Class 0 predictions:
- Model correctly identifies the ~97% of the true still operating companies. (recall, class 0)
- Among the model predicted still operating companies, ~98% of them are true still operating companies. (precision, class 0)
- The Harmonic Mean of Precision and Recall (f1-score, class 0) is ~98%.
Accuracy and AUC:
- Accuracy and AUC scores are high, since model is highly successful in identifying the still operating companies.
Overfitting:
- There is a performance gap between the train and test results (overfitting).
Overall, my model correctly identifies
- 72.3% of the true bankrupt companies
- 97% of the true still operating companies
I had three main challenges in this project:
-
Class Imbalance:
- Resolved.
- Balancing the sample increased the recall and so decreased the precision. The balance sample has moderate evaluation scores. See Model 2 for Data 3.
- However overfitting didn't improve much.
-
Low recall score:
- I managed to improve recall significantly for all datasets. For instance, Data 3 recall score improved from 0.467 to 0.720.
- I couldn't go for higher recall value, because the precision was decreasing dramatically (below 0.5). The recall and precision are inversely proportional.
-
Large overfitting:
- I did decrease the overfitting, but not on desired level.

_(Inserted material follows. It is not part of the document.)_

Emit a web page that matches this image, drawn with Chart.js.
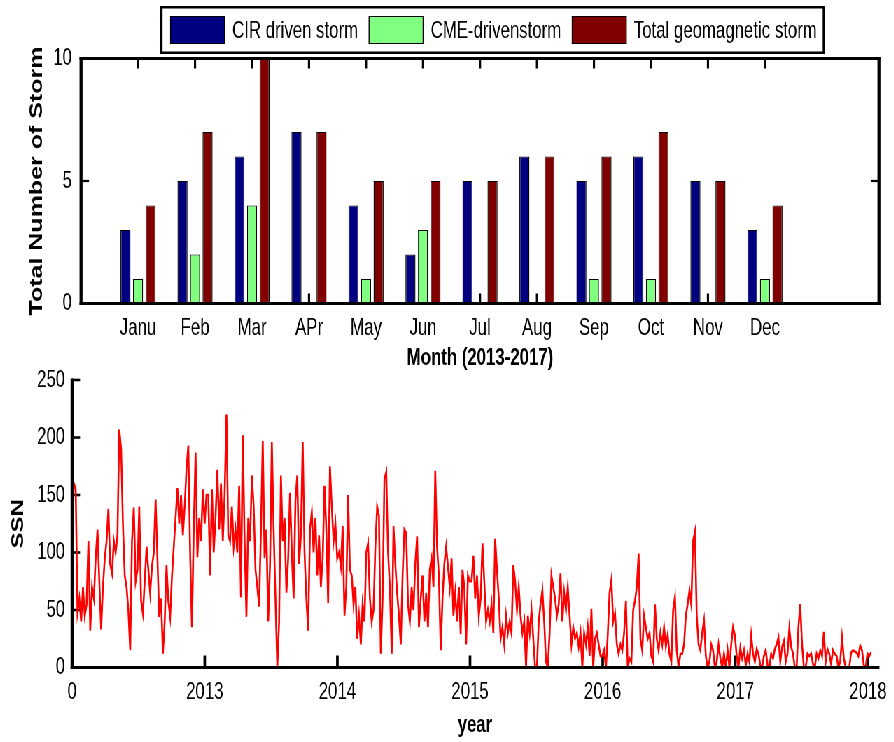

- I tuned parameters which are effecive on overfitting, and find the optimum designs that produces low overfitting, large recall and moderate precision.
- However, I couldn't enforce larger reduction in overfitting, since it causes the precision go below 0.5. which is the random guess probability.
-
Create seperate final models for each dataset; not just one final model that applies on all.
-
Search for alternative classifier methods/tools.
-
Gather more data that spans 3-5 years of financial rates for each company. One year period of financial data is not enough to make predictions on company standing.
-
Simply/shorten functions that are created during the project. They have repeating codes.